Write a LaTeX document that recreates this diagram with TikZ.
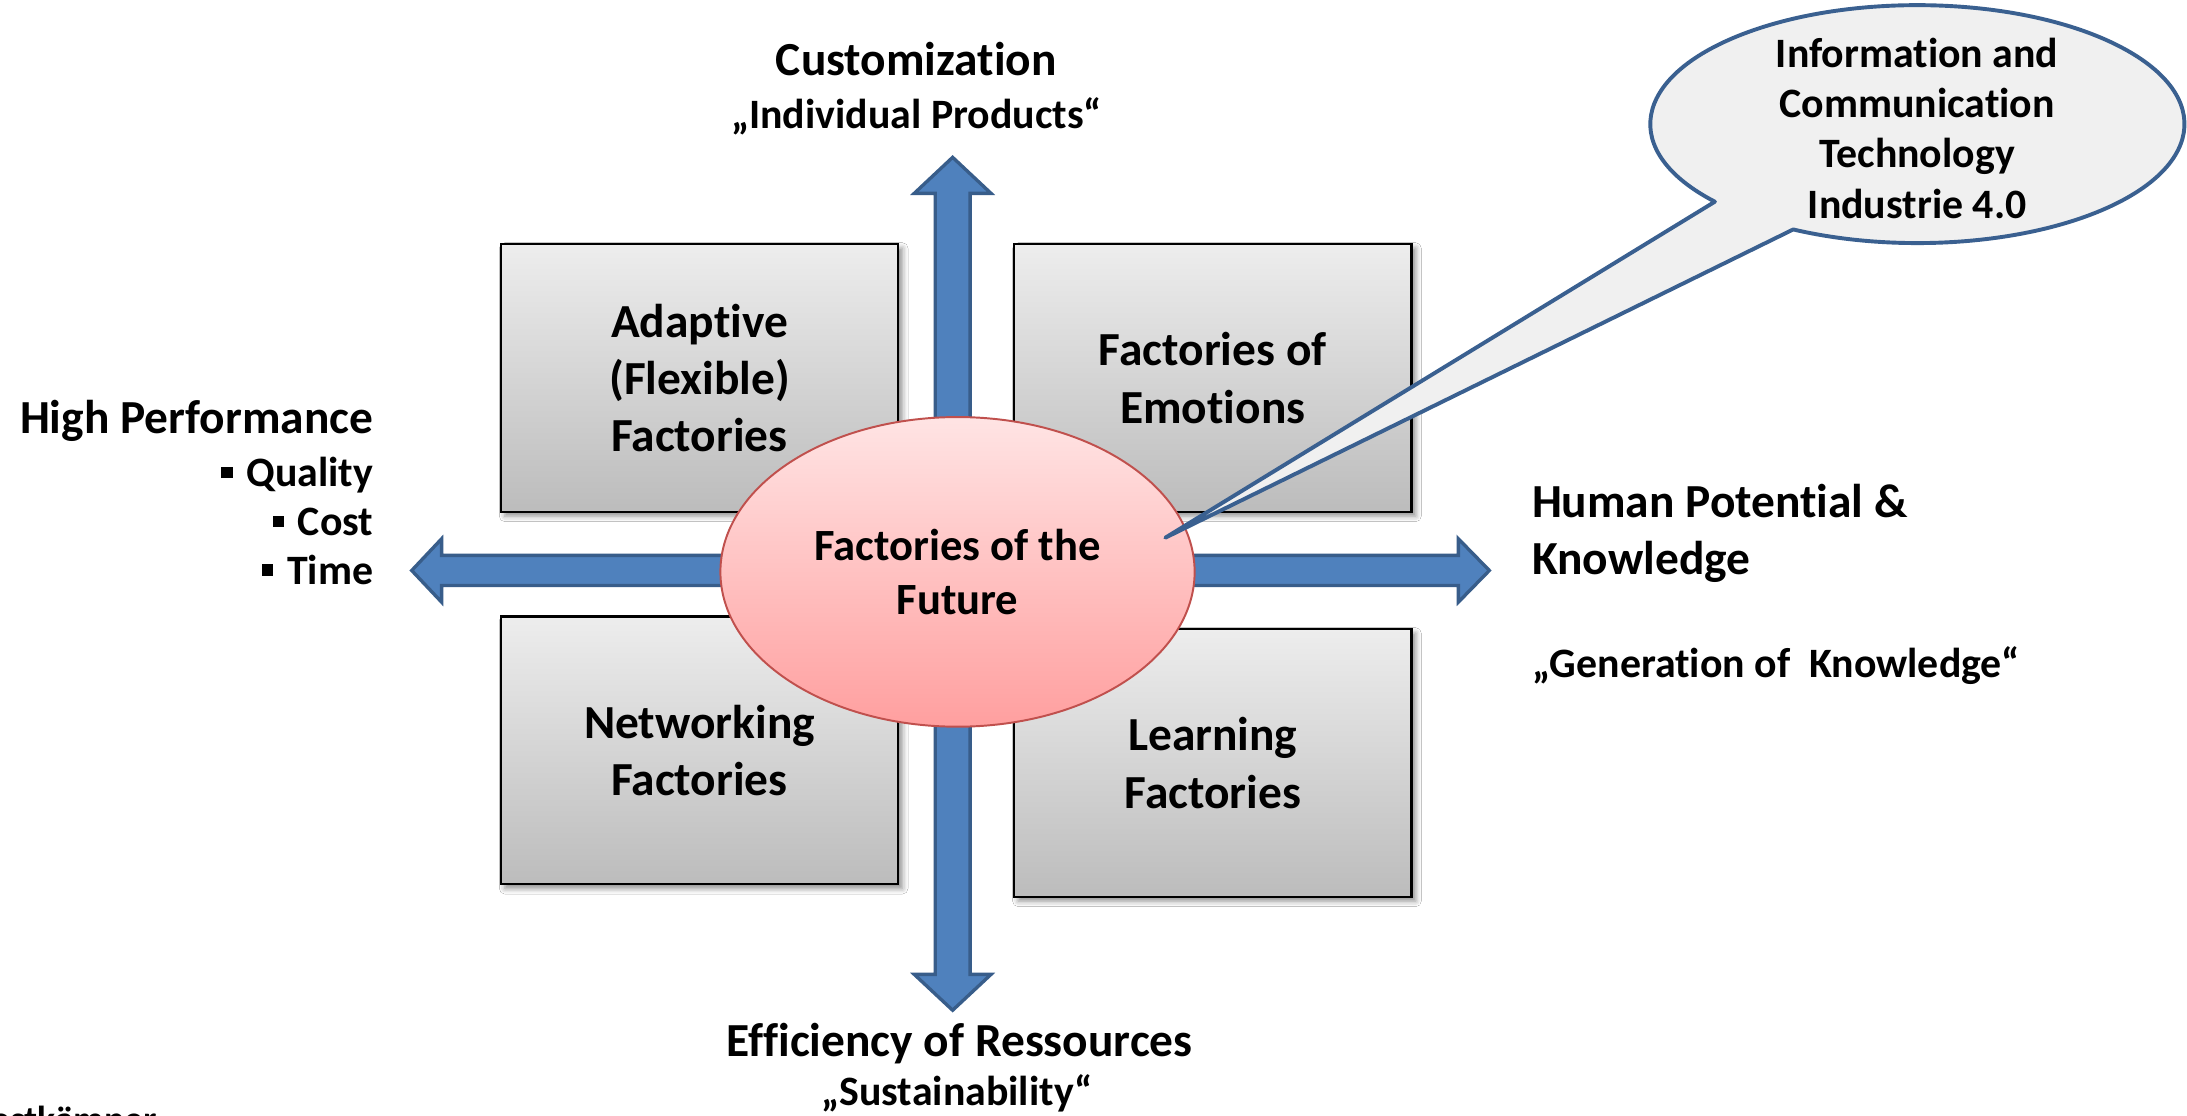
\documentclass[tikz,border=0pt]{standalone}
\usepackage{fontspec}
\setmainfont{Carlito}[Ligatures={NoCommon}]
\usetikzlibrary{shadows.blur,shapes.geometric}
\definecolor{arrowfill}{HTML}{4F81BD}
\definecolor{arrowline}{HTML}{385D8A}
\definecolor{boxtop}{HTML}{EDEDED}
\definecolor{boxbot}{HTML}{BCBCBC}
\definecolor{elltop}{HTML}{FFE4E4}
\definecolor{ellbot}{HTML}{FF9F9F}
\definecolor{ellline}{HTML}{C0504D}
\definecolor{callfill}{HTML}{F0F0F0}
\definecolor{callline}{HTML}{3A6090}
\newcommand{\sqbul}{\raisebox{0.2em}{\rule{0.27em}{0.27em}}\hspace{0.33em}}
\begin{document}
\begin{tikzpicture}[x=0.5pt,y=-0.5pt,
  bigarrow/.style={fill=arrowfill,draw=arrowline,line width=1.2pt,line join=miter},
  factbox/.style={rectangle,draw=black,line width=0.8pt,top color=boxtop,bottom color=boxbot,
    minimum width=142.5pt,minimum height=96pt,inner sep=0pt,align=center,
    font=\bfseries\fontsize{17}{20.5}\selectfont,
    blur shadow={shadow xshift=1.5pt,shadow yshift=-1.5pt,shadow blur radius=2pt,shadow opacity=45}},
  fofell/.style={ellipse,draw=ellline,line width=0.7pt,top color=elltop,bottom color=ellbot,
    minimum width=170pt,minimum height=111pt,inner sep=0pt,align=center,
    font=\bfseries\fontsize{16}{19.5}\selectfont},
  callout/.style={fill=callfill,draw=callline,line width=1.4pt,line join=round},
  bigtxt/.style={font=\bfseries\fontsize{17}{20.5}\selectfont,inner sep=0pt},
  smalltxt/.style={font=\bfseries\fontsize{15}{18}\selectfont,inner sep=0pt},
  calltxt/.style={font=\bfseries\fontsize{15}{18}\selectfont,inner sep=0pt,align=center}]
\useasboundingbox (0,0) rectangle (1568,800);
\fill[white] (0,0) rectangle (1568,800);
\begin{scope}
\clip (0,0) rectangle (1568,800);
% block arrows
\draw[bigarrow] (670.5,410) -- (670.5,138.6) -- (655.5,138.6) -- (683,112.8) -- (710.5,138.6) -- (695.5,138.6) -- (695.5,410) -- cycle;
\draw[bigarrow] (670.5,410) -- (670.5,698.6) -- (655.5,698.6) -- (683,724.3) -- (710.5,698.6) -- (695.5,698.6) -- (695.5,410) -- cycle;
\draw[bigarrow] (683,398.2) -- (316.6,398.2) -- (316.6,386.3) -- (295.2,409) -- (316.6,431.7) -- (316.6,419.8) -- (683,419.8) -- cycle;
\draw[bigarrow] (683,398.2) -- (1045.6,398.2) -- (1045.6,386.3) -- (1067.8,409) -- (1045.6,431.7) -- (1045.6,419.8) -- (683,419.8) -- cycle;
% boxes
\node[factbox] (adaptive) at (501.5,271) {Adaptive\\(Flexible)\\Factories};
\node[factbox] (emotions) at (869.5,271) {Factories of\\Emotions};
\node[factbox] (networking) at (501.5,538) {Networking\\Factories};
\node[factbox] (learning) at (869.5,547) {Learning\\Factories};
% central ellipse
\node[fofell] (fof) at (686.5,410) {Factories of the\\Future};
% callout
\coordinate (tip) at (835.5,385.5);
\draw[callout] (tip) -- (1229.5,144.6) arc[start angle=139.3,end angle=477.7,x radius=191.5,y radius=85.3] -- cycle;
\node[calltxt] (ict) at (1374.5,92) {Information and\\Communication\\Technology\\Industrie 4.0};
% axis labels
\node[bigtxt,anchor=mid] (cust) at (657,49) {Customization};
\node[smalltxt,anchor=mid] (indiv) at (657,87) {„Individual Products“};
\node[bigtxt,anchor=mid east] (hp) at (268,306) {High Performance};
\node[smalltxt,anchor=mid east] (qual) at (268,344) {\sqbul Quality};
\node[smalltxt,anchor=mid east] (cost) at (268,379) {\sqbul Cost};
\node[smalltxt,anchor=mid east] (time) at (268,414) {\sqbul Time};
\node[bigtxt,anchor=mid west] (human) at (1098,366) {Human Potential \&};
\node[bigtxt,anchor=mid west] (know) at (1098,407) {Knowledge};
\node[smalltxt,anchor=mid west] (gen) at (1098,481) {„Generation of\ \ Knowledge“};
\node[bigtxt,anchor=mid] (eff) at (688,753) {Efficiency of Ressources};
\node[smalltxt,anchor=mid] (sust) at (686,788) {„Sustainability“};
\node[font=\bfseries\fontsize{13.5}{16}\selectfont,inner sep=0pt,anchor=mid east] (author) at (113,807) {Westkämper};
\end{scope}
\end{tikzpicture}
\end{document}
* * * * *
▸ **Given instruction**
Transcribe the whole listing exactly. Pictures stay out of your copy.

▸ **Task answer**
Write a LaTeX document that recreates this diagram with TikZ.
\documentclass[tikz,border=0pt]{standalone}
\usepackage{fontspec}
\setmainfont{Carlito}[Ligatures={NoCommon}]
\usetikzlibrary{shadows.blur,shapes.geometric}
\definecolor{arrowfill}{HTML}{4F81BD}
\definecolor{arrowline}{HTML}{385D8A}
\definecolor{boxtop}{HTML}{EDEDED}
\definecolor{boxbot}{HTML}{BCBCBC}
\definecolor{elltop}{HTML}{FFE4E4}
\definecolor{ellbot}{HTML}{FF9F9F}
\definecolor{ellline}{HTML}{C0504D}
\definecolor{callfill}{HTML}{F0F0F0}
\definecolor{callline}{HTML}{3A6090}
\newcommand{\sqbul}{\raisebox{0.2em}{\rule{0.27em}{0.27em}}\hspace{0.33em}}
\begin{document}
\begin{tikzpicture}[x=0.5pt,y=-0.5pt,
  bigarrow/.style={fill=arrowfill,draw=arrowline,line width=1.2pt,line join=miter},
  factbox/.style={rectangle,draw=black,line width=0.8pt,top color=boxtop,bottom color=boxbot,
    minimum width=142.5pt,minimum height=96pt,inner sep=0pt,align=center,
    font=\bfseries\fontsize{17}{20.5}\selectfont,
    blur shadow={shadow xshift=1.5pt,shadow yshift=-1.5pt,shadow blur radius=2pt,shadow opacity=45}},
  fofell/.style={ellipse,draw=ellline,line width=0.7pt,top color=elltop,bottom color=ellbot,
    minimum width=170pt,minimum height=111pt,inner sep=0pt,align=center,
    font=\bfseries\fontsize{16}{19.5}\selectfont},
  callout/.style={fill=callfill,draw=callline,line width=1.4pt,line join=round},
  bigtxt/.style={font=\bfseries\fontsize{17}{20.5}\selectfont,inner sep=0pt},
  smalltxt/.style={font=\bfseries\fontsize{15}{18}\selectfont,inner sep=0pt},
  calltxt/.style={font=\bfseries\fontsize{15}{18}\selectfont,inner sep=0pt,align=center}]
\useasboundingbox (0,0) rectangle (1568,800);
\fill[white] (0,0) rectangle (1568,800);
\begin{scope}
\clip (0,0) rectangle (1568,800);
% block arrows
\draw[bigarrow] (670.5,410) -- (670.5,138.6) -- (655.5,138.6) -- (683,112.8) -- (710.5,138.6) -- (695.5,138.6) -- (695.5,410) -- cycle;
\draw[bigarrow] (670.5,410) -- (670.5,698.6) -- (655.5,698.6) -- (683,724.3) -- (710.5,698.6) -- (695.5,698.6) -- (695.5,410) -- cycle;
\draw[bigarrow] (683,398.2) -- (316.6,398.2) -- (316.6,386.3) -- (295.2,409) -- (316.6,431.7) -- (316.6,419.8) -- (683,419.8) -- cycle;
\draw[bigarrow] (683,398.2) -- (1045.6,398.2) -- (1045.6,386.3) -- (1067.8,409) -- (1045.6,431.7) -- (1045.6,419.8) -- (683,419.8) -- cycle;
% boxes
\node[factbox] (adaptive) at (501.5,271) {Adaptive\\(Flexible)\\Factories};
\node[factbox] (emotions) at (869.5,271) {Factories of\\Emotions};
\node[factbox] (networking) at (501.5,538) {Networking\\Factories};
\node[factbox] (learning) at (869.5,547) {Learning\\Factories};
% central ellipse
\node[fofell] (fof) at (686.5,410) {Factories of the\\Future};
% callout
\coordinate (tip) at (835.5,385.5);
\draw[callout] (tip) -- (1229.5,144.6) arc[start angle=139.3,end angle=477.7,x radius=191.5,y radius=85.3] -- cycle;
\node[calltxt] (ict) at (1374.5,92) {Information and\\Communication\\Technology\\Industrie 4.0};
% axis labels
\node[bigtxt,anchor=mid] (cust) at (657,49) {Customization};
\node[smalltxt,anchor=mid] (indiv) at (657,87) {„Individual Products“};
\node[bigtxt,anchor=mid east] (hp) at (268,306) {High Performance};
\node[smalltxt,anchor=mid east] (qual) at (268,344) {\sqbul Quality};
\node[smalltxt,anchor=mid east] (cost) at (268,379) {\sqbul Cost};
\node[smalltxt,anchor=mid east] (time) at (268,414) {\sqbul Time};
\node[bigtxt,anchor=mid west] (human) at (1098,366) {Human Potential \&};
\node[bigtxt,anchor=mid west] (know) at (1098,407) {Knowledge};
\node[smalltxt,anchor=mid west] (gen) at (1098,481) {„Generation of\ \ Knowledge“};
\node[bigtxt,anchor=mid] (eff) at (688,753) {Efficiency of Ressources};
\node[smalltxt,anchor=mid] (sust) at (686,788) {„Sustainability“};
\node[font=\bfseries\fontsize{13.5}{16}\selectfont,inner sep=0pt,anchor=mid east] (author) at (113,807) {Westkämper};
\end{scope}
\end{tikzpicture}
\end{document}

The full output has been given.